Inflation figures Tuesday should hint at whether the Bank of Korea’s decision to keep rates on hold is supported by cooling price growth. Regional PMIs the same day will fill out the picture for Asia’s current economic momentum.

Finance ministers and central bank governors are set to gather for the annual Asian Development Bank meeting in South Korea, with climate financing measures among the matters under discussion. Senior officials from both Japan and South Korea are expected to attend.

The Reserve Bank of Australia is expected to keep rates unchanged again as inflationary pressure Down Under continues to edge down from elevated levels.

Malaysia’s central bank is also seen standing pat on Wednesday. Indonesia, Thailand and Taiwan are all due to release price data during the week.

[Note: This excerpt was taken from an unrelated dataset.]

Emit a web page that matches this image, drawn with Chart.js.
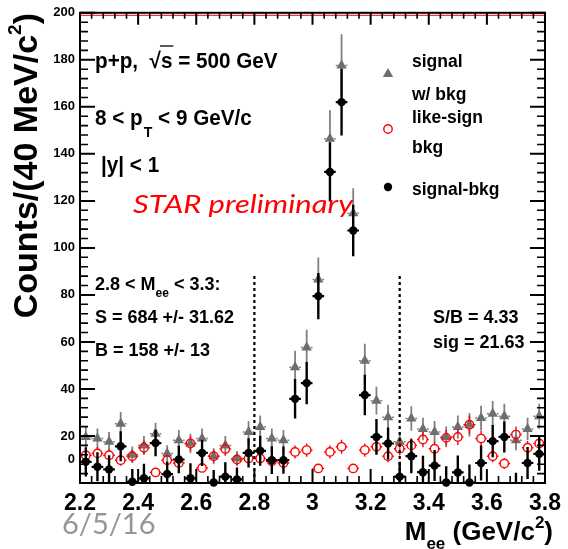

For more, read Bloomberg Economics’ full Week Ahead for Asia

Latin America

The week kicks off with the April consumer price report for Peru’s capital, Lima, which likely slowed for a third month from 8.4% in March. Central bank chief Julio Velarde sees inflation hitting 3% by year-end.

The bottom line of this week’s Brazilian central bank rate decision is a given — the key rate will be kept unchanged at 13.75% for a sixth straight meeting.

Any drama will come from the post-decision communique: Brazil watchers will be on the lookout for shifts to a standing warning that the bank won’t hesitate to lift rates to counter resurgent inflation.

In Colombia, publication of the central bank’s monetary policy report and minutes of its recent meeting may take a back seat to the April 26 ouster of finance chief Jose Antonio Ocampo by President Gustavo Petro, and subsequent tumble by the nation’s assets.

The week may, however, end on a propitious note. Data out of Colombia on Friday may show inflation slowed for the first time in 11 months from March’s 13.34%, perhaps even below 13%. With that, inflation in all five of Latin America’s big targeting economies would be falling simultaneously once again for the first time since April 2020.